La sórdida tristeza de la locura bélica, el enigma del valor, las jugarretas de la cobardía, la ambición deformante, la sombra fatal de las muertes pasadas como legado, el miedo, la pena, la compasión, el odio y, por sobre todo, la impotencia, la profunda impotencia frente a las arbitrariedades del poder son los amargos sabores embriagantes que se saborean con furia durante los ciento treinta y pico minutos que dura la película. En la cual, al mismo tiempo, no faltan, en contrapartida, ninguno de los caracteres esenciales que distinguen a la saga de Star Wars y que la han distinguido desde sus inicios: el humor, ante todo; las complicidades y los rasgos entrañables de carácter de unos personajes que se hacen querer en tiempo récord, en segundo lugar; y, por último, la pura adrenalina de los combates llenos de velocidad y de ruido.

Rogue One es el relato épico de unos héroes comunes y débiles, vulnerables y ordinarios, que son capaces de volverse los más fuertes, de ser los más extraordinarios, de construir un espacio invulnerable que nada, ni la muerte, consiga doblegar.
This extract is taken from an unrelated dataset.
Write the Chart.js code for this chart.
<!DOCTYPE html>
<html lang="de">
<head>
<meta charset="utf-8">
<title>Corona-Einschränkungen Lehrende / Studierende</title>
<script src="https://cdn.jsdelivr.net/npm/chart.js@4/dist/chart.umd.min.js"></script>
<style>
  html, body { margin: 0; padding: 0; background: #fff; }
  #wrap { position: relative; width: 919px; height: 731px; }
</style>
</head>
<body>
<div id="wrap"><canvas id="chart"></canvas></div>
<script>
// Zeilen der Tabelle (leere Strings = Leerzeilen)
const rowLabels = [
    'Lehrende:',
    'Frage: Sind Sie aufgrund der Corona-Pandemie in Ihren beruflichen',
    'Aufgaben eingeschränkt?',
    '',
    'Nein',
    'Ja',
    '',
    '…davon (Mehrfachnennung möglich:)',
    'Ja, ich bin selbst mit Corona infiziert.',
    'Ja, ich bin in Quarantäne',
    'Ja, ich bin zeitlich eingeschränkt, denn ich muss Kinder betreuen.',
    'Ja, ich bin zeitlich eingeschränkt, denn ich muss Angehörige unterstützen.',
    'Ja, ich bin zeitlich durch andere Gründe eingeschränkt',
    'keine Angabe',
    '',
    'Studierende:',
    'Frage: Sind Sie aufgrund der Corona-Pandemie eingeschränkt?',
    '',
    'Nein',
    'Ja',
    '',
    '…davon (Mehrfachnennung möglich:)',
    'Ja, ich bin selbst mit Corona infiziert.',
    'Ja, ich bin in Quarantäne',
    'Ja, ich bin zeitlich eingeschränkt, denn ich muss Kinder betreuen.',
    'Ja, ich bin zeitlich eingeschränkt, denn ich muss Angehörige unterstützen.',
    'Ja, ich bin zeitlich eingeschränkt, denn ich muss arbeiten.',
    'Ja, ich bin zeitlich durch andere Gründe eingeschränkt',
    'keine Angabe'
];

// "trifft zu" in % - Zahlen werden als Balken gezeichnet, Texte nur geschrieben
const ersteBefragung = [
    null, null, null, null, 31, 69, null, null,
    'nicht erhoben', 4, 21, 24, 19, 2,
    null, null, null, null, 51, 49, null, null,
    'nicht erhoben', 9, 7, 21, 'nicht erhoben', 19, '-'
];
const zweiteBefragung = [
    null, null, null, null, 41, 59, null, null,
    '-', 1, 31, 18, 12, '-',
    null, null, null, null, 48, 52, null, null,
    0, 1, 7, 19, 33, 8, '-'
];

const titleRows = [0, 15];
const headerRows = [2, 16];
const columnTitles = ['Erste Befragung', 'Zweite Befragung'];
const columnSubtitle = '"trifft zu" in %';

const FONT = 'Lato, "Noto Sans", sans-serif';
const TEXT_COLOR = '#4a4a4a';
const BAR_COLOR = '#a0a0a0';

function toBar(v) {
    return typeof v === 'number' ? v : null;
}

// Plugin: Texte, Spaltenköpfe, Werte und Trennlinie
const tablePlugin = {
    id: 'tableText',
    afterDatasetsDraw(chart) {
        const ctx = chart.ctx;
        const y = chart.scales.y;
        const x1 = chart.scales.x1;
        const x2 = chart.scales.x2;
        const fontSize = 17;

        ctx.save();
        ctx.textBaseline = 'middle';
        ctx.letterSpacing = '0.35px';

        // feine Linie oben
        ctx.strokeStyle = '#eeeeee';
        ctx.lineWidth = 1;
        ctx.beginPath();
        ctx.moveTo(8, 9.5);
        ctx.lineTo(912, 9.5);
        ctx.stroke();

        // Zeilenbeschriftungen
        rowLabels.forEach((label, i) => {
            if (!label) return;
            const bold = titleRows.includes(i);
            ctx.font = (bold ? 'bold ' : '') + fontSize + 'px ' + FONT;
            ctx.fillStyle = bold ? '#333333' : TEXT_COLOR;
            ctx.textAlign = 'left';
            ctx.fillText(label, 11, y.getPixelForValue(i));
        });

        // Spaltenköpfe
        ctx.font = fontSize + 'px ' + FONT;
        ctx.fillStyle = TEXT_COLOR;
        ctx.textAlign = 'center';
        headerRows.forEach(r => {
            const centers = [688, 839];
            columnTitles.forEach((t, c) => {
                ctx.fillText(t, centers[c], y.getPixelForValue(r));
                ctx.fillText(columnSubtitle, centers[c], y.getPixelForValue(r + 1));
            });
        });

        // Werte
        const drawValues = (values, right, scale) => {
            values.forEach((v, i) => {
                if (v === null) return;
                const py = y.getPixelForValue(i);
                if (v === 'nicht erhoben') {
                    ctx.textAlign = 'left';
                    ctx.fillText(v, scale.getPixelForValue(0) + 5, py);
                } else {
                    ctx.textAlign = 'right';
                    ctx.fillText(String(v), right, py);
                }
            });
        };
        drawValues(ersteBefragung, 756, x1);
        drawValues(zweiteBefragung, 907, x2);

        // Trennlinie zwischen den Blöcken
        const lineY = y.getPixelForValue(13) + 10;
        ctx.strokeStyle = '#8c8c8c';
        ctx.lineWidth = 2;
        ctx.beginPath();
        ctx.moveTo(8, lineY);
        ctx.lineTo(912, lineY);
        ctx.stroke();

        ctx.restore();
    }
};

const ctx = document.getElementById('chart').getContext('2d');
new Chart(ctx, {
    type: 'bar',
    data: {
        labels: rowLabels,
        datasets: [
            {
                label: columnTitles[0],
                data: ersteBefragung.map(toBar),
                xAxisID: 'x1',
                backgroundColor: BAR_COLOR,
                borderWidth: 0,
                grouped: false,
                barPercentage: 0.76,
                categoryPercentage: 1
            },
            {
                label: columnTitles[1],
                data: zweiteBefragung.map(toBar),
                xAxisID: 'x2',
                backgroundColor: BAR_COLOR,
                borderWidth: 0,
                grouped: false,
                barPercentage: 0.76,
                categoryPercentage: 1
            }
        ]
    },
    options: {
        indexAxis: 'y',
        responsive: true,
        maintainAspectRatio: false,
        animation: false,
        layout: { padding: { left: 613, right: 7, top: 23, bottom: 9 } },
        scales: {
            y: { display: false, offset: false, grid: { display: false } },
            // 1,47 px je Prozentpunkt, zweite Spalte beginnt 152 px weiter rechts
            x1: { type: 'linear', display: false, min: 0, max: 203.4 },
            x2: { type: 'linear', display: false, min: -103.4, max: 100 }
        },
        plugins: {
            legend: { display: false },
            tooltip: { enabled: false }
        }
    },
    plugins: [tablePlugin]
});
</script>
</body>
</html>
Es el relato de unos héroes al inicio poco heroicos, en algunos casos apáticos y desesperanzados, que se llenan de inflexible obstinación en la esperanza. Es la historia de los muertos que han callado para siempre, que nos han dejado solos, como si se hubieran ido, pero que no se han ido, porque nos han dado secretos a guardar, tareas que cumplir, sentidos que los exceden y nos exceden a nosotros: es la historia de cómo el pasado está lleno de futuro. Y de lo que a nosotros, que somos el presente, nos toca hacer, aunque tengamos miedo y no sepamos cómo.
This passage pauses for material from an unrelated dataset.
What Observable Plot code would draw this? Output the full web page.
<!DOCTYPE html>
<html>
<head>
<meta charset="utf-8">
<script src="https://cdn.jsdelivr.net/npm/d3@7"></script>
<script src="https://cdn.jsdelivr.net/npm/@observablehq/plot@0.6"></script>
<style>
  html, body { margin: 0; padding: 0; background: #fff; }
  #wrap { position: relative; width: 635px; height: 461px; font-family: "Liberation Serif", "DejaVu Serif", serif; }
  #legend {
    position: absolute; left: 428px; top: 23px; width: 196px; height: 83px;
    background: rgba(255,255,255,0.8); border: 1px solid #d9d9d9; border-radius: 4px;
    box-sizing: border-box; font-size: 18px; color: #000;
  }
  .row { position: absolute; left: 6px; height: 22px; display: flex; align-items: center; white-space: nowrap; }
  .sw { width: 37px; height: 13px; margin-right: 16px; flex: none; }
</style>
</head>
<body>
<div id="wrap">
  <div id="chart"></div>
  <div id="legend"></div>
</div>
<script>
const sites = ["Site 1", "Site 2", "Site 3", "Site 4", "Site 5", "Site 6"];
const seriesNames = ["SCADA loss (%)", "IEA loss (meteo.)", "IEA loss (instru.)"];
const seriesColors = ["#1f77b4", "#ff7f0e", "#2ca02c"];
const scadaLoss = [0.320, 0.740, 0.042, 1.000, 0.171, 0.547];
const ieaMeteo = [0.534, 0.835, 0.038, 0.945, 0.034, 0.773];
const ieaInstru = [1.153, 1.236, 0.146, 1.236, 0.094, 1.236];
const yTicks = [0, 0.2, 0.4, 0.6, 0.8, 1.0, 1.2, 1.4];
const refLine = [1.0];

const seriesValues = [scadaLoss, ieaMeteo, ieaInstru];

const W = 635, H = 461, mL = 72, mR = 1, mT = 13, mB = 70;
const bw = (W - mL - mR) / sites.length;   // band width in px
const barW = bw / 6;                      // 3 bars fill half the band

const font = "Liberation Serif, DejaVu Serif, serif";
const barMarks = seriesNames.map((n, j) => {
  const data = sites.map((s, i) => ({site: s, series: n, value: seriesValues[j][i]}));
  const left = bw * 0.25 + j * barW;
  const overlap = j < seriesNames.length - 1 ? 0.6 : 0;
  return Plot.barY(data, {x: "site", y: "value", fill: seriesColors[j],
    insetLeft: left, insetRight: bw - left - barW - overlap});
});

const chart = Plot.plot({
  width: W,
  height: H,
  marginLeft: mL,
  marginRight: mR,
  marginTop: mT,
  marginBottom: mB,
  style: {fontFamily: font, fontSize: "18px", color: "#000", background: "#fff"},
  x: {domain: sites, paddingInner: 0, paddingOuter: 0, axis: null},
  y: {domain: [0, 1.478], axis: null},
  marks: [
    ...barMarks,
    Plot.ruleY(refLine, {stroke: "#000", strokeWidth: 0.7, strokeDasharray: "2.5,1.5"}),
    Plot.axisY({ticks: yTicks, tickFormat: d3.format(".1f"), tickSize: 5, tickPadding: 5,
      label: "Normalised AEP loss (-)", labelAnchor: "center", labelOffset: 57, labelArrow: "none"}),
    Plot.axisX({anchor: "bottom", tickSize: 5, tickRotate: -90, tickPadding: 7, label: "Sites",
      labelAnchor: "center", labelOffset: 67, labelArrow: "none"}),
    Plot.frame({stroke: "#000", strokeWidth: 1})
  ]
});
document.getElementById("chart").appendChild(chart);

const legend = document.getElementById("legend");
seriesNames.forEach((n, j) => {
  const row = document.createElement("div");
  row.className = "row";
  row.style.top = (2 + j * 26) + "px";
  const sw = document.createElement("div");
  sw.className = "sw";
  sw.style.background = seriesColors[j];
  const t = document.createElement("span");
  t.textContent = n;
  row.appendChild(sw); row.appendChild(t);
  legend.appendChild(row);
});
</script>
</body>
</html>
Dirigida por Gareth Edwards y escrita por Chris Weitz, Tony Gilroy, John Knoll y Gary Whitta, Rogue One –que vimos ayer, jueves 16, el día de su estreno (que ya no será ayer cuando el lector lea este breve y trasnochado souvenir el domingo), en función de medianoche con lentes 3D modelo stormtrooper– cuenta con unos convincentes, rigurosos e intachables Felicity Jones, Diego Luna, Forest Whitaker (el cabecilla radical Saw Guerrera, nombre que no puedo evitar que me recuerde fonéticamente al del Che Guevara), Donnie Yen (en la piel de un ciego que lo ve todo), Ben Mendelsohn (uno de los villanos más logradamente despreciables de esta y cualquier otra saga) y Riz Ahmed, entre otros, para encarnar los personajes principales.

Entre ellos merece mención aparte el droide de combate imperial capturado y reprogramado por Cassian Andor (Diego Luna) K-2SPO (interpretado por Alan Tudyk), un personaje, como decimos en Paraguay, «sin filtro» que (cito de memoria) «no puede evitar reproducir en modo audible todo lo que sus circuitos generan».
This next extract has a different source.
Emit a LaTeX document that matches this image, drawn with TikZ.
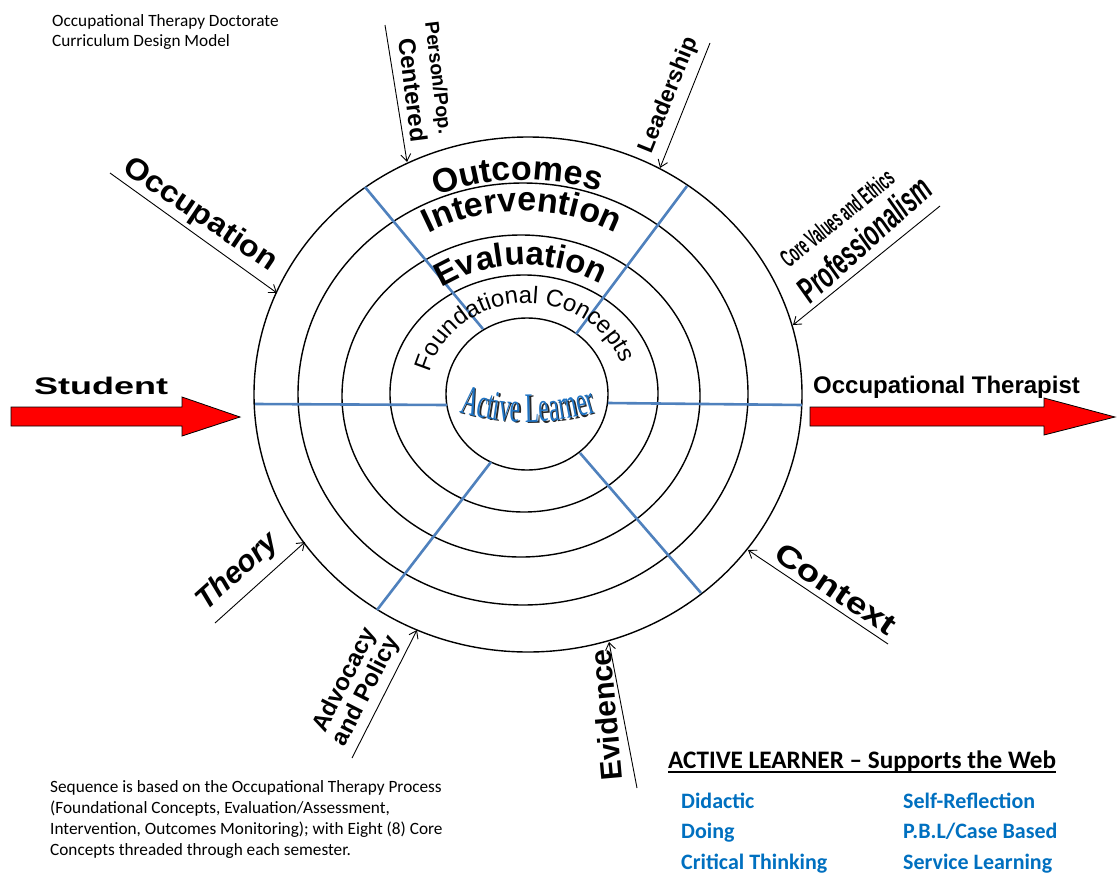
\documentclass[tikz,border=0pt]{standalone}
\usepackage{fontspec}
\usepackage{graphicx}
\setmainfont{Carlito}
\newfontfamily\lsans{Liberation Sans}
\newfontfamily\alserif[FakeStretch=0.55]{Liberation Serif}
\usetikzlibrary{decorations.text,arrows.meta}
\definecolor{spoke}{RGB}{79,129,189}
\definecolor{itemblue}{RGB}{0,112,192}
\definecolor{alblue}{RGB}{30,115,195}
\definecolor{arrowred}{RGB}{255,0,0}
\newcommand\myfs[1]{\fontsize{#1}{#1}\selectfont}
\begin{document}
\begin{tikzpicture}[x=1pt,y=1pt,
  ring/.style={draw=black,line width=1.4pt},
  spokeline/.style={draw=spoke,line width=2.6pt},
  feed/.style={draw=black,line width=0.9pt,-{Straight Barb[length=7pt,width=10pt]}},
  bigarrow/.style={draw=black,line width=0.8pt,fill=arrowred},
  lbl/.style={inner sep=0pt,font=\lsans\bfseries},
  body/.style={inner sep=0pt,anchor=base west,font=\myfs{17.25}},
  item/.style={inner sep=0pt,anchor=base west,font=\bfseries\myfs{22},text=itemblue}]
\fill[white] (0,0) rectangle (1117,-873);
\useasboundingbox (0,0) rectangle (1117,-873);

% rings
\draw[ring] (528,-394.5) ellipse [x radius=274pt, y radius=257.5pt];
\draw[ring] (523,-394) ellipse [x radius=225pt, y radius=211pt];
\draw[ring] (521,-396) ellipse [x radius=179pt, y radius=161pt];
\draw[ring] (524,-393.5) ellipse [x radius=134pt, y radius=118.5pt];
\draw[ring] (527,-394) ellipse [x radius=81pt, y radius=76pt];

% spokes
\coordinate (sL1) at (255,-404); \coordinate (sL2) at (447,-405);
\coordinate (sR1) at (802,-405); \coordinate (sR2) at (608,-403);
\coordinate (sUL1) at (365,-187); \coordinate (sUL2) at (483,-329);
\coordinate (sUR1) at (687,-186); \coordinate (sUR2) at (576,-334);
\coordinate (sLL1) at (377,-610); \coordinate (sLL2) at (491,-462);
\coordinate (sLR1) at (701,-593); \coordinate (sLR2) at (580,-453);
\foreach \s in {L,R,UL,UR,LL,LR} \draw[spokeline] (s\s1) -- (s\s2);

% ring texts
\path[decorate,decoration={text along path,text align=center,
  text={|\lsans\bfseries\myfs{34}|Outcomes}}]
  (525,-394) ++(150:232pt and 214pt) arc[start angle=150,end angle=34,x radius=232pt,y radius=214pt];
\path[decorate,decoration={text along path,text align=center,
  text={|\lsans\bfseries\myfs{34}|Intervention}}]
  (522,-396) ++(155:198pt and 185pt) arc[start angle=155,end angle=25,x radius=198pt,y radius=185pt];
\path[decorate,decoration={text along path,text align=center,
  text={|\lsans\bfseries\myfs{33}|Evaluation}}]
  (524,-394) ++(160:146pt and 129pt) arc[start angle=160,end angle=23,x radius=146pt,y radius=129pt];
\path[decorate,decoration={text along path,text align=center,
  text={|\lsans\myfs{24}|Foundational Concepts}}]
  (527,-394) ++(185:100pt and 91pt) arc[start angle=185,end angle=1,x radius=100pt,y radius=91pt];

% Active Learner
\path[decorate,decoration={text along path,text align=center,
  text={|\alserif\myfs{42}\color{black!85}|Active Learner}}]
  (529.5,-183.5) ++(245:240pt) arc[start angle=245,end angle=295,radius=240pt];
\path[decorate,decoration={text along path,text align=center,
  text={|\alserif\myfs{42}\color{alblue}|Active Learner}}]
  (528,-182) ++(245:240pt) arc[start angle=245,end angle=295,radius=240pt];

% big red arrows
\draw[bigarrow] (11,-407) -- (182,-407) -- (182,-397) -- (240,-417) -- (182,-436) -- (182,-426) -- (11,-426) -- cycle;
\draw[bigarrow] (810,-407) -- (1044,-407) -- (1044,-398) -- (1115,-417) -- (1044,-435) -- (1044,-426) -- (810,-426) -- cycle;
\node[lbl,anchor=base,font=\lsans\bfseries\myfs{24}] (student) at (101,-394) {\scalebox{1.5}[1]{Student}};
\node[lbl,anchor=base west,font=\lsans\bfseries\myfs{24}] (therapist) at (813,-393) {Occupational Therapist};

% feed arrows
\coordinate (pA) at (385,-25);  \coordinate (pB) at (407,-162);
\coordinate (lA) at (710,-43);  \coordinate (lB) at (660,-168);
\coordinate (cvA) at (940,-206); \coordinate (cvB) at (793,-325);
\coordinate (oA) at (110,-173); \coordinate (oB) at (277,-293);
\coordinate (tA) at (215,-623); \coordinate (tB) at (305,-542);
\coordinate (aA) at (352,-758); \coordinate (aB) at (417,-630);
\coordinate (eA) at (637,-788); \coordinate (eB) at (609,-642);
\coordinate (cA) at (888,-644); \coordinate (cB) at (748,-550);
\foreach \a in {p,l,cv,o,t,a,e,c} \draw[feed] (\a A) -- (\a B);

% labels
\node[lbl,rotate=-83,font=\lsans\bfseries\myfs{19.5}] (person) at (437,-78) {Person/Pop.};
\node[lbl,rotate=-83,font=\lsans\bfseries\myfs{24}] (centered) at (413,-90) {Centered};
\node[lbl,rotate=68,font=\lsans\bfseries\myfs{23}] (leadership) at (669,-95) {Leadership};
\node[lbl,rotate=39,font=\lsans\bfseries\myfs{25}] (corevalues) at (837,-218) {\scalebox{0.5}[1]{Core Values and Ethics}};
\node[lbl,rotate=42,font=\lsans\bfseries\itshape\myfs{36}] (prof) at (864,-239) {\scalebox{0.6}[1]{Professionalism}};
\node[lbl,rotate=-34,font=\lsans\bfseries\myfs{30}] (occupation) at (200,-215) {\scalebox{1.08}[1]{Occupation}};
\node[lbl,rotate=42,font=\lsans\bfseries\itshape\myfs{30}] (theory) at (238,-572) {Theory};
\node[lbl,rotate=63,align=center,font=\lsans\bfseries\fontsize{24}{24}\selectfont] (advocacy) at (356,-686) {Advocacy\\and Policy};
\node[lbl,rotate=95,font=\lsans\bfseries\myfs{30}] (evidence) at (606,-715) {Evidence};
\node[lbl,rotate=-34,font=\lsans\bfseries\myfs{30}] (context) at (836,-589) {\scalebox{1.25}[1]{Context}};

% text blocks
\node[body] (t1) at (52,-26) {Occupational Therapy Doctorate};
\node[body] (t2) at (52,-46.5) {Curriculum Design Model};
\node[body] (b1) at (50,-792) {Sequence is based on the Occupational Therapy Process};
\node[body] (b2) at (50,-813) {(Foundational Concepts, Evaluation/Assessment,};
\node[body] (b3) at (50,-834) {Intervention, Outcomes Monitoring); with Eight (8) Core};
\node[body] (b4) at (50,-855) {Concepts threaded through each semester.};

\node[inner sep=0pt,anchor=base west,font=\bfseries\myfs{25.2}] (hdr) at (668,-768) {ACTIVE LEARNER – Supports the Web};
\draw[line width=1.5pt] ([yshift=-4pt]hdr.base west) -- ([yshift=-4pt]hdr.base east);
\node[item] (i1) at (681,-808) {Didactic};
\node[item] (i2) at (681,-838) {Doing};
\node[item] (i3) at (681,-869) {Critical Thinking};
\node[item] (i4) at (903,-808) {Self-Reflection};
\node[item] (i5) at (903,-838) {P.B.L/Case Based};
\node[item] (i6) at (903,-869) {Service Learning};
\end{tikzpicture}
\end{document}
Pero es el personaje interpretado por Mads Mikkelsen –el científico al servicio del Imperio Galen Erso– el encargado de demostrar que a veces hay que ocultarse en la luz: opción, la suya, no de deserción, ni de oposición, ni siquiera de distancia cauta, sino de inserción en el núcleo mismo del poder, que puede permitirnos, a quienes nos atrevamos a usarla –al precio, claro está, de jugárnoslo todo–, atacar desde el corazón mismo del monstruo, enviar mensajes cifrados al futuro, producir y multiplicar paradojas y grietas desde y en lo más sólido, abrir fisuras capaces de generar, en el más amplio posible de los sentidos, una falla en el sistema.

En Rogue One, la expresión «misión cumplida» tiene un sentido doble, porque si Rogue One nos cuenta cómo recuperaron los rebeldes la posibilidad de seguir luchando al robarle al Imperio los planos de la Estrella de la Muerte, con su modo de contárnoslo Rogue One también ha recuperado algo: las cualidades más nobles de la saga de Star Wars.